Work relationships thrive through common understanding. Both employees and employers have guidelines that help shape the relationship in the form of employment contracts and human resources policies.
Section 2 of the Employment Act defines the contract of employment as “an agreement, whether oral or in writing, expressed or implied, whereby one person agrees for a wage or other benefit or both to let his labour to and to perform it under the orders of another person who agrees to hire it”. Human resources policies, on the other hand, are formal rules that set out expectations from all the parties involved in an employment relationship.

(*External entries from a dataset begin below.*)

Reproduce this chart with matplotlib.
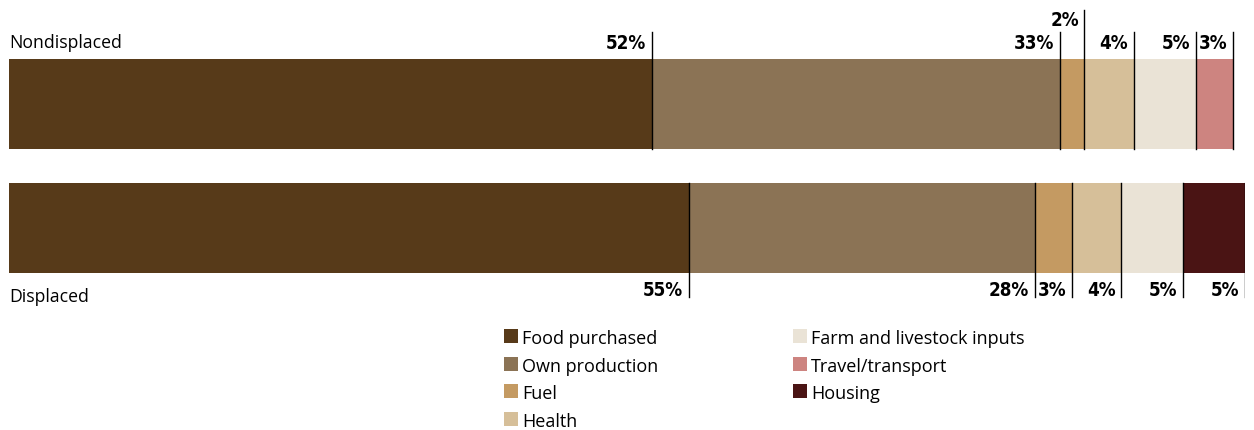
import matplotlib
matplotlib.use("Agg")
import matplotlib.pyplot as plt
from matplotlib.patches import Rectangle

groups = ["Nondisplaced", "Displaced"]
categories = ["Food purchased", "Own production", "Fuel", "Health",
              "Farm and livestock inputs", "Travel/transport", "Housing"]
colors = ["#573a19", "#8b7355", "#c49a62", "#d6bf99",
          "#eae3d6", "#cd8480", "#4a1414"]
nondisplaced = [52, 33, 2, 4, 5, 3, 0]
displaced = [55, 28, 3, 4, 5, 0, 5]

plt.rcParams["font.family"] = ["Open Sans", "DejaVu Sans"]

W, H = 1254, 431
fig = plt.figure(figsize=(W / 100, H / 100), dpi=100)

# bars: percent across, pixel rows down
ax = fig.add_axes([9 / W, 0, 1236 / W, 1])
ax.set_xlim(0, 100)
ax.set_ylim(H, 0)
ax.axis("off")

# overlay in plain pixels for the legend and row names
ov = fig.add_axes([0, 0, 1, 1])
ov.set_xlim(0, W)
ov.set_ylim(H, 0)
ov.axis("off")

bar_top = {"Nondisplaced": 60, "Displaced": 184}
bar_h = 90
pct_font = dict(fontsize=13.5, fontweight="bold", fontstretch="condensed",
                family=["DejaVu Sans"])

for g, vals in zip(groups, [nondisplaced, displaced]):
    top = bar_top[g]
    left = 0
    for i, v in enumerate(vals):
        if v == 0:
            continue
        ax.barh(top + bar_h / 2, v, left=left, height=bar_h,
                color=colors[i], edgecolor="none")
        right = left + v
        if g == "Nondisplaced":
            # narrow segment gets its label lifted above the rest
            y_line, y_txt = (11, 26) if v <= 2 else (33, 49)
            ax.plot([right, right], [y_line, top + bar_h], color="black", lw=1.0)
        else:
            y_txt = 296
            ax.plot([right, right], [top, 298], color="black", lw=1.0)
        ax.annotate(f"{v}%", (right, y_txt), xytext=(-4, 0),
                    textcoords="offset points", ha="right", va="baseline",
                    **pct_font)
        left = right

ov.text(9, 48, "Nondisplaced", fontsize=12.7, va="baseline")
ov.text(9, 302, "Displaced", fontsize=12.7, va="baseline")

# legend: two columns of swatches
col_x = [504, 793]
row_y = [330, 357.7, 385.3, 413]
for k, (name, c) in enumerate(zip(categories, colors)):
    col, row = (0, k) if k < 4 else (1, k - 4)
    x, y = col_x[col], row_y[row]
    ov.add_patch(Rectangle((x, y), 14, 14, facecolor=c, edgecolor="none"))
    ov.text(x + 18, y + 14, name, fontsize=13, va="baseline")

fig.savefig("out.png", dpi=100)
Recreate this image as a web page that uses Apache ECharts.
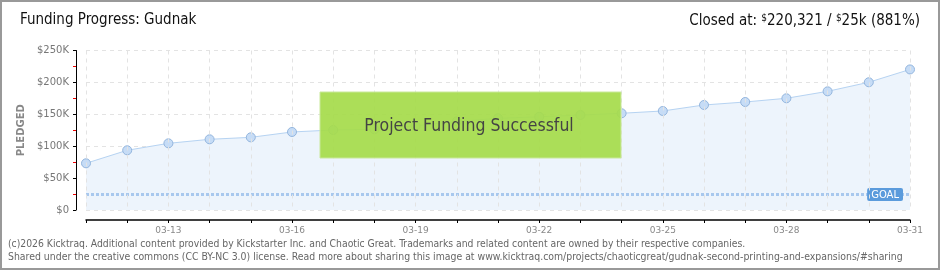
<!DOCTYPE html>
<html><head><meta charset="utf-8">
<script src="https://cdn.jsdelivr.net/npm/echarts@6/dist/echarts.min.js"></script>
<style>html,body{margin:0;padding:0;background:#fff}#c{width:940px;height:270px}</style>
</head><body><div id="c"></div>
<script>
var categories = ['03-11','03-12','03-13','03-14','03-15','03-16','03-17','03-18','03-19','03-20','03-21','03-22','03-23','03-24','03-25','03-26','03-27','03-28','03-29','03-30','03-31'];
var pledged = [73200, 93600, 104500, 110800, 113900, 122300, 125400, 126500, 132000, 139000, 143700, 146200, 148900, 151600, 155200, 164600, 169300, 175100, 186000, 200200, 220321];
var goal = 25000;
var yTicks = [0, 50000, 100000, 150000, 200000, 250000];
var titleText = 'Funding Progress: Gudnak';
var closedText = ['Closed at: ', '$', '220,321 / ', '$', '25k (881%)'];
var footer1 = '(c)2026 Kicktraq. Additional content provided by Kickstarter Inc. and Chaotic Great. Trademarks and related content are owned by their respective companies.';
var footer2 = 'Shared under the creative commons (CC BY-NC 3.0) license. Read more about sharing this image at www.kicktraq.com/projects/chaoticgreat/gudnak-second-printing-and-expansions/#sharing';
var bannerText = 'Project Funding Successful';

var font = '"DejaVu Sans Condensed", "DejaVu Sans", sans-serif';
var chart = echarts.init(document.getElementById('c'), null, {renderer: 'canvas'});
chart.setOption({
  animation: false,
  backgroundColor: '#fff',
  grid: {left: 86, right: 30, top: 50.5, bottom: 60},
  xAxis: {
    type: 'category', data: categories, boundaryGap: false, offset: 10, z: 10,
    axisLine: {show: true, onZero: false, lineStyle: {color: '#000', width: 1.5}},
    axisTick: {show: true, interval: 0, length: 3, inside: false, lineStyle: {color: '#000'}},
    axisLabel: {interval: function (i) { return (i - 2) % 3 === 0; }, color: '#888', fontSize: 9, fontFamily: 'DejaVu Sans, sans-serif', margin: 6},
    splitLine: {show: true, interval: 0, lineStyle: {color: '#e3e3e3', type: [4, 4]}}
  },
  yAxis: {
    type: 'value', min: 0, max: 250000, interval: 50000, offset: 10,
    name: 'PLEDGED', nameLocation: 'middle', nameGap: 50, nameRotate: 90,
    nameTextStyle: {color: '#888', fontSize: 10, fontFamily: 'DejaVu Sans, sans-serif', fontWeight: 'bold'},
    axisLine: {show: true, onZero: false, lineStyle: {color: '#000'}},
    axisTick: {show: true, length: 3, lineStyle: {color: '#000'}},
    minorTick: {show: true, splitNumber: 2, length: 3, lineStyle: {color: '#e00'}},
    axisLabel: {color: '#777', fontSize: 10, fontFamily: 'DejaVu Sans, sans-serif', margin: 7,
      formatter: function (v) { return yTicks.indexOf(v) >= 0 ? '$' + (v / 1000) + (v ? 'K' : '') : ''; }},
    splitLine: {show: true, lineStyle: {color: '#e3e3e3', type: [4, 4]}}
  },
  series: [{
    type: 'line', data: pledged,
    symbol: 'circle', symbolSize: 9,
    itemStyle: {color: '#c6dcf6', borderColor: '#94b6de', borderWidth: 1},
    lineStyle: {color: '#b6d3f2', width: 1},
    areaStyle: {color: '#edf4fc', opacity: 1},
    markLine: {
      silent: true, symbol: 'none',
      lineStyle: {color: '#a8c8ee', type: [3, 2], width: 3},
      label: {show: true, position: 'insideEndTop', formatter: 'GOAL', color: '#fff', fontSize: 10,
        fontFamily: 'DejaVu Sans, sans-serif', backgroundColor: '#5b9bdc', padding: [2, 4, 1, 4],
        borderRadius: 2, offset: [-2, 12]},
      data: [{yAxis: goal}]
    }
  }],
  graphic: [
    {type: 'rect', shape: {x: 1, y: 1, width: 938, height: 268}, style: {fill: 'none', stroke: '#999', lineWidth: 2}, z: 100},
    {type: 'text', left: 20, top: 13, style: {text: titleText, font: '15px ' + font, fill: '#111'}},
    {type: 'text', right: 20, top: 13, style: {
      text: '{a|' + closedText[0] + '}{s|' + closedText[1] + '}{a|' + closedText[2] + '}{s|' + closedText[3] + '}{a|' + closedText[4] + '}',
      rich: {a: {font: '15px ' + font, fill: '#111'}, s: {font: '10px ' + font, fill: '#111', verticalAlign: 'top', padding: [0, 0, 6, 0]}}}},
    {type: 'rect', shape: {x: 320, y: 92, width: 301, height: 66}, style: {fill: 'rgba(166,220,75,0.93)', stroke: '#c8e89a', lineWidth: 1}, z: 50},
    {type: 'text', x: 469, y: 126, style: {text: bannerText, font: '17.5px ' + font, fill: '#444', align: 'center', verticalAlign: 'middle', shadowColor: '#fff', shadowOffsetX: 1, shadowOffsetY: 1, shadowBlur: 0}, z: 51},
    {type: 'text', left: 8, top: 239, style: {text: footer1, font: '10.3px ' + font, fill: '#666'}},
    {type: 'text', left: 8, top: 252, style: {text: footer2, font: '10.4px ' + font, fill: '#666'}}
  ]
});
</script></body></html>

Disciplinary policies and procedures exist to outline what is to be done, should either the employer or the employee breach employment terms and conditions. Demotion is listed as a form of punishment, should an employee “misbehave”. However, demotion is erroneously instigated by some employers without following proper procedure, i.e. conducting a disciplinary hearing and then linking it to a misconduct that ideally should not warrant it.
Definition
According to the Oxford Dictionary, demotion is a “reduction in rank or status”. In even simpler terms, demotion is when an employee’s position is changed to a lower post. This normally comes as an alternative or substitute for dismissal, with employees in these situations considered to have “dodged the bullet”. Ideally, the offence the employee would have committed would warrant dismissal, but they end up receiving a less severe punishment.
The errors
The first error is the fact that the procedure to be followed before an employee can be demoted is normally greatly overlooked. The process to be followed is conducting a fair disciplinary hearing, which is a formal meeting held to evaluate allegations of an employee’s misconduct.
For this “meeting” to be considered a “fair hearing,” the following must be present: it must be carried out in good faith by an unbiased chairperson, the employee must be given reasonable notice of when the hearing will be held, i.e. at least 48 hours in advance, every detail pertaining to the allegation(s) must be outlined in the notice, the employee must be given the option of being assisted or represented by a colleague, sufficient evidence must be provided, the employee must be allowed to question witnesses and bring some of their own, the employee must be given the opportunity to provide mitigating factors, and finally, the employee must be awarded the opportunity to appeal against a sanction. Failure to ensure all of the above would completely remove the procedural fairness element from the act of demoting an employee. It would therefore be deemed wrongful.
The second error is that the reason supporting the demotion is at times not fitting. As with any other disciplinary action, there must be a reason and it must be fair and valid. This is to say during the disciplinary hearing, sufficient evidence must be provided, and it should point to the fact that the alleged misconduct was committed. Confirmed misconduct that would ordinarily warrant a dismissal can in turn lead to a demotion. Demotion is considered a less severe sanction to a dismissal and should therefore not be used in place of misconduct that would otherwise warrant a lesser sanction than a dismissal.
Conclusion
Although there may be overwhelming evidence that confirms misconduct, an employee still ought to be provided with an opportunity to be heard before being demoted. The demotion must be backed by a valid and fair reason as well.